The reasons for rejecting the evidence were afterwards reduced to writing by Mr. Justice Clerke.
C. jP. Kwklmid, for plaintiff.
W. Chase, for defendants.
[MAJORITY — Clerks, J.]
Clerks, J.
I. At common law, no commission to examine witnesses abroad on interrogatories could issue without consent; although a court of equity could, in aid of an action in a common law-court, compel an obstinate party to consent.
In England, the common law-courts had no general power to issue commissions, until the Act passed as recently as the reign of William IV. (1 W. IV., C. 22).
Our courts have possessed this power for more than sixty years; but, it was always considered an innovation, which should be exactly dealt with, as a departure from a mode of presenting evidence, which has ever been justly considered one of the best safeguards in the trial of facts.
The presence of the witness at the trial, and his oral examination before the jury, is, under our system, a favorite and almost indispensable requisite; and, among numerous other usages, distinguishes the common from the civil law. Any statute encroaching upon this usage, like any other in derogation of the practice of the common law, must be strictly observed.

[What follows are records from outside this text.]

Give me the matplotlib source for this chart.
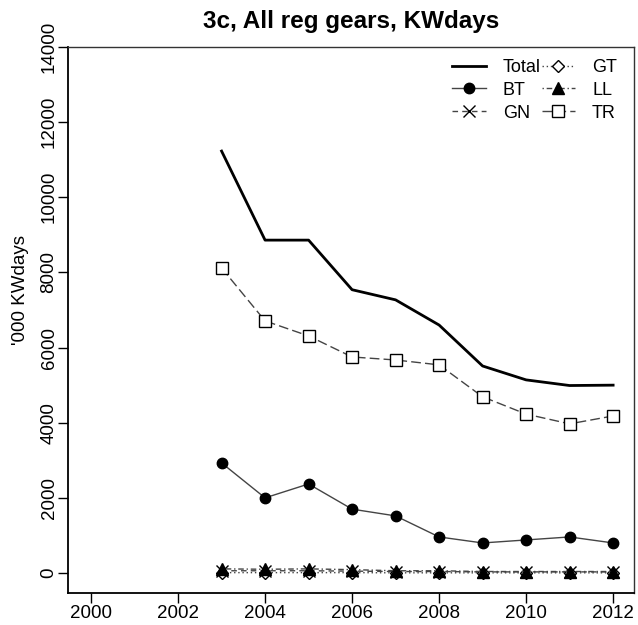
import matplotlib
matplotlib.use("Agg")
import matplotlib.pyplot as plt

plt.rcParams['font.family'] = ['Liberation Sans', 'DejaVu Sans']

years = [2003, 2004, 2005, 2006, 2007, 2008, 2009, 2010, 2011, 2012]
total = [11230, 8860, 8860, 7540, 7270, 6600, 5510, 5140, 4990, 5000]
bt = [2930, 2000, 2370, 1700, 1520, 960, 800, 880, 960, 800]
gn = [60, 60, 60, 50, 40, 40, 30, 30, 30, 30]
gt = [10, 10, 10, 10, 5, 5, 5, 5, 5, 5]
ll = [110, 100, 110, 90, 60, 60, 40, 40, 40, 40]
tr = [8120, 6710, 6310, 5750, 5670, 5540, 4690, 4230, 3970, 4180]

xticks = [2000, 2002, 2004, 2006, 2008, 2010, 2012]
yticks = [0, 2000, 4000, 6000, 8000, 10000, 12000, 14000]

W, H = 638, 625
fig = plt.figure(figsize=(W / 100, H / 100), dpi=100)
# plot region in pixels: x 68..634, y 47..593
ax = fig.add_axes([68 / W, (H - 593) / H, 566 / W, 546 / H])

# series drawn like R type="b"
ax.plot(years, total, color='black', lw=2, label='Total')
ax.plot(years, bt, color='#444444', lw=1, marker='o', ms=7.5,
        mfc='black', mec='black', label='BT')
ax.plot(years, gn, color='#444444', lw=1, ls=(0, (4, 3)), marker='x', ms=8,
        mec='black', mew=1, label='GN')
ax.plot(years, gt, color='#444444', lw=1, ls=(0, (1, 2)), marker='D', ms=6.5,
        mfc='white', mec='black', mew=1, label='GT')
ax.plot(years, ll, color='#444444', lw=1, ls=(0, (1, 2, 4, 2)), marker='^', ms=8,
        mfc='black', mec='black', label='LL')
ax.plot(years, tr, color='#444444', lw=1, ls=(0, (7, 3)), marker='s', ms=8.5,
        mfc='white', mec='black', mew=1, label='TR')

ax.set_xlim(1999.47, 2012.48)
ax.set_ylim(-532, 14000)
ax.set_xticks(xticks)
ax.set_yticks(yticks)
ax.set_yticklabels([str(v) for v in yticks], rotation=90, va='center')
ax.tick_params(axis='both', labelsize=13.5, length=7, width=1, direction='out')
ax.tick_params(axis='x', pad=1.5)
ax.tick_params(axis='y', pad=0.5)

for s in ['top', 'right']:
    ax.spines[s].set_linewidth(1)
    ax.spines[s].set_color('#333333')
for s in ['left', 'bottom']:
    ax.spines[s].set_linewidth(1.3)

ax.set_ylabel("'000 KWdays", fontsize=13.5)
ax.yaxis.set_label_coords((29 - 68) / 566, (593 - 290) / 546)
ax.set_title("3c, All reg gears, KWdays", fontsize=17.5, fontweight='bold', pad=14)

leg = ax.legend(ncol=2, loc='upper right', frameon=False, fontsize=13,
                handlelength=1.85, handletextpad=0.95, columnspacing=0.05,
                labelspacing=0.32, borderaxespad=0, borderpad=0,
                bbox_to_anchor=((617 - 68) / 566, (593 - 59) / 546))

fig.savefig("out.png", dpi=100)
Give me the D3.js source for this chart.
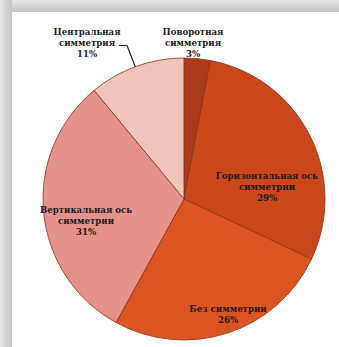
<!DOCTYPE html>
<html><head><meta charset="utf-8">
<script src="https://cdn.jsdelivr.net/npm/d3@7"></script>
<style>html,body{margin:0;padding:0;background:#fff;}svg{display:block;}</style>
</head><body>
<svg id="c" width="339" height="347"></svg>
<script>
const categories = ["Поворотная симметрия", "Горизонтальная ось симметрии", "Без симметрии", "Вертикальная ось симметрии", "Центральная симметрия"];
const values = [3, 29, 26, 31, 11];
const labelLines = [["Поворотная", "симметрия"], ["Горизонтальная ось", "симметрии"], ["Без симметрии"], ["Вертикальная ось", "симметрии"], ["Центральная", "симметрия"]];
const colors = ["#a93b1b", "#c9471a", "#dc5521", "#e4928a", "#efc4bd"];

const svg = d3.select("#c");
const W = 339, H = 347;
const defs = svg.append("defs");
const gt = defs.append("linearGradient").attr("id","gt").attr("x1",0).attr("y1",0).attr("x2",0).attr("y2",1);
gt.append("stop").attr("offset",0).attr("stop-color","#e6e6e6");
gt.append("stop").attr("offset",1).attr("stop-color","#c4c4c4");
const gl = defs.append("linearGradient").attr("id","gl").attr("x1",0).attr("y1",0).attr("x2",1).attr("y2",0);
gl.append("stop").attr("offset",0).attr("stop-color","#e6e6e6");
gl.append("stop").attr("offset",1).attr("stop-color","#c4c4c4");
svg.append("rect").attr("x",0).attr("y",0).attr("width",W).attr("height",12).attr("fill","url(#gt)");
svg.append("rect").attr("x",0).attr("y",0).attr("width",12).attr("height",H).attr("fill","url(#gl)");
svg.append("rect").attr("x",12).attr("y",12).attr("width",W-12).attr("height",H-12).attr("fill","#fff");

const cx = 184, cy = 199, r = 141;
const pie = d3.pie().sort(null).value(d => d)(values);
const arc = d3.arc().innerRadius(0).outerRadius(r);
const g = svg.append("g").attr("transform", `translate(${cx},${cy})`);
g.selectAll("path").data(pie).join("path")
  .attr("d", arc).attr("fill", (d,i) => colors[i])
  .attr("stroke", "#8a3318").attr("stroke-width", 0.8);

// leader line for Центральная симметрия, drawn in page coordinates
const d4 = pie[4];
const ang = d4.startAngle + (d4.endAngle - d4.startAngle) * 0.49;
const ex = cx + r * Math.sin(ang), ey = cy - r * Math.cos(ang);
svg.append("path")
  .attr("d", `M119,45.5 L127,45.5 L${ex.toFixed(1)},${ey.toFixed(1)}`)
  .attr("fill", "none").attr("stroke", "#2a2a2a").attr("stroke-width", 1.2)
  .attr("stroke-linejoin", "round");

const fontSize = 8.6, lh = 10.8;
const labelAnchors = [[193, 32], [267, 176], [228, 309], [86, 210], [87, 32]];
pie.forEach((d, i) => {
  const lines = labelLines[i].concat([values[i] + "%"]);
  const x = labelAnchors[i][0], y = labelAnchors[i][1];
  const t = svg.append("text").attr("text-anchor","middle")
    .attr("font-family","'DejaVu Serif', serif")
    .attr("font-weight","bold").attr("font-size",fontSize).attr("fill","#1c1c1c");
  lines.forEach((ln, k) => {
    t.append("tspan").attr("x", x).attr("y", y + k*lh).attr("dy","0.35em").text(ln);
  });
});
</script>
</body></html>
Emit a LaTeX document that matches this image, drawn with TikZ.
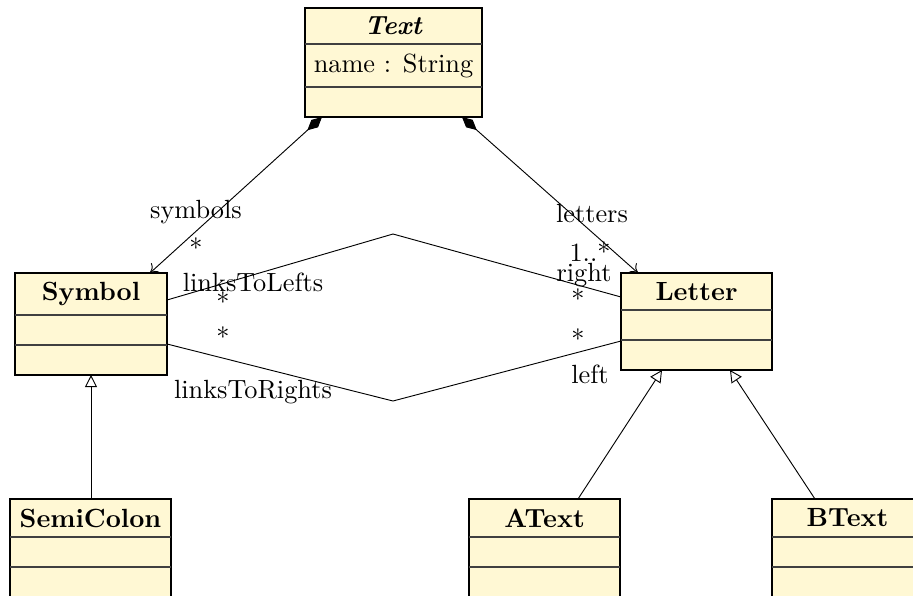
\documentclass[tikz,border=0pt]{standalone}
\usetikzlibrary{arrows.meta,calc}
\def\s{0.38}
\definecolor{clsfill}{RGB}{255,248,212}
\tikzset{
  umlbox/.style 2 args={draw, fill=clsfill, line width=0.4pt, inner sep=0pt, outer sep=0pt,
    anchor=north west, minimum width={#1*\s pt}, minimum height={#2*\s pt}},
  divline/.style={line width=0.4pt, draw=black!75},
  conn/.style={line width=0.35pt},
  lab/.style={inner sep=0pt},
  comp/.style={conn, {Diamond[length=7.5pt,width=3.8pt]}-{To[length=3pt,width=5pt]}},
  inh/.style={conn, -{Triangle[open,length=4.6pt,width=4.6pt,fill=white]}},
}
\begin{document}
\begin{tikzpicture}[x=\s pt, y=-\s pt]
\useasboundingbox (0,0) rectangle (913,595);

% classes
\node[umlbox={177}{109}] (text) at (305,8) {};
\draw[divline] ([yshift={-36*\s pt}]text.north west) -- ([yshift={-36*\s pt}]text.north east);
\draw[divline] ([yshift={-79*\s pt}]text.north west) -- ([yshift={-79*\s pt}]text.north east);
\node[lab] (textT) at (393.5,26) {\textbf{\textit{Text}}};
\node[lab] (textA) at (393.5,66) {name : String};

\node[umlbox={152}{102}] (sym) at (15,273) {};
\draw[divline] ([yshift={-42*\s pt}]sym.north west) -- ([yshift={-42*\s pt}]sym.north east);
\draw[divline] ([yshift={-72*\s pt}]sym.north west) -- ([yshift={-72*\s pt}]sym.north east);
\node[lab] (symT) at (91,294) {\textbf{Symbol}};

\node[umlbox={151}{97}] (let) at (621,273) {};
\draw[divline] ([yshift={-37*\s pt}]let.north west) -- ([yshift={-37*\s pt}]let.north east);
\draw[divline] ([yshift={-67*\s pt}]let.north west) -- ([yshift={-67*\s pt}]let.north east);
\node[lab] (letT) at (696.5,292) {\textbf{Letter}};

\node[umlbox={161}{98}] (semi) at (10,499) {};
\draw[divline] ([yshift={-38*\s pt}]semi.north west) -- ([yshift={-38*\s pt}]semi.north east);
\draw[divline] ([yshift={-68*\s pt}]semi.north west) -- ([yshift={-68*\s pt}]semi.north east);
\node[lab] (semiT) at (90.5,518) {\textbf{SemiColon}};

\node[umlbox={151}{98}] (at) at (469,499) {};
\draw[divline] ([yshift={-38*\s pt}]at.north west) -- ([yshift={-38*\s pt}]at.north east);
\draw[divline] ([yshift={-68*\s pt}]at.north west) -- ([yshift={-68*\s pt}]at.north east);
\node[lab] (atT) at (544.5,518) {\textbf{AText}};

\node[umlbox={151}{98}] (bt) at (772,499) {};
\draw[divline] ([yshift={-38*\s pt}]bt.north west) -- ([yshift={-38*\s pt}]bt.north east);
\draw[divline] ([yshift={-68*\s pt}]bt.north west) -- ([yshift={-68*\s pt}]bt.north east);
\node[lab] (btT) at (847.5,518) {\textbf{BText}};

% compositions
\draw[comp] ([xshift={17*\s pt}]text.south west) -- ([xshift={135*\s pt}]sym.north west);
\draw[comp] ([xshift={157*\s pt}]text.south west) -- ([xshift={17*\s pt}]let.north west);
\node[lab] (l1) at (196,212) {symbols};
\node[lab] (l2) at (196,248) {*};
\node[lab] (l3) at (592,214) {letters};
\node[lab] (l4) at (590,252) {1..*};

% associations
\coordinate (m1) at (393,234);
\coordinate (m2) at (393,401);
\draw[conn] ([yshift={-27*\s pt}]sym.north east) -- (m1) -- ([yshift={-24*\s pt}]let.north west);
\draw[conn] ([yshift={-71*\s pt}]sym.north east) -- (m2) -- ([yshift={-68*\s pt}]let.north west);
\node[lab] (a1) at (253,282) {linksToLefts};
\node[lab] (a2) at (223,302) {*};
\node[lab] (a3) at (223,337) {*};
\node[lab] (a4) at (253,392) {linksToRights};
\node[lab] (a5) at (584,275) {right};
\node[lab] (a6) at (578,299) {*};
\node[lab] (a7) at (578,339) {*};
\node[lab] (a8) at (590,374) {left};

% inheritance
\draw[inh] ([xshift={81*\s pt}]semi.north west) -- ([xshift={76*\s pt}]sym.south west);
\draw[inh] ([xshift={109*\s pt}]at.north west) -- ([xshift={41*\s pt}]let.south west);
\draw[inh] ([xshift={43*\s pt}]bt.north west) -- ([xshift={109*\s pt}]let.south west);
\end{tikzpicture}
\end{document}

II. The Rev. Statutes (2 v. 394) prescribe only two methods of returning a commission: either 1, by depositing it in the nearest post-office; or 2, returning it by an agent of the party who has sued out the order or writ, according to the direction made by the judge or court—no other mode is contemplated. In this case, it was provided that the commission might be returned either by mail, or by an agent,—an express company. Section 25 of the statute provides, that, if the packet be delivered to an agent, he, on delivering it to the clerk or judge, shall make an affidavit, that he received the same from the hands of one of the commissioners, and that it has not been opened or altered since he so received it. Indeed, the whole article is very exact and minute in its precautions to prevent abuse, and to insure the genuineness of the evidence. A rigorous compliance with its provisions was evidently intended, particularly in regard to the return of the commission. The affidavit, that it has not been opened or altered, is indispensable, unless expressly dispensed with by the written consent of the adverse party. It is no answer to say, that, in this case, after the order was so made at special term, allowing the commission, and directing the mode in which it should be returned, both parties signed a similar direction in the body of the commission. At the most, the adverse party, in doing this, consented to the appointment of the agent designated by the party suing it out; —it was no waiver of the provisions of the law requiring full proof of the authenticity of the evidence. Nor is it any answer to say, that according to the practice of the express companies this provision could not be complied with, inasmuch as no one person employed in any of those companies accompanied the express the whole route. If the party suing out the commission knew this, he ought to have communicated it to the other party, if he thought this mode of transmission was preferable to the mail; if the other party refused to dispense with the affidavit verifying the return, the only course left was, to have the return made by mail.
III. It does not appear that anything was suggested to the court, or to any of the parties, that a compliance with the statute was not practicable. At all events, the court cannot dispense with this requirement, without consent. The depositions cannot be read.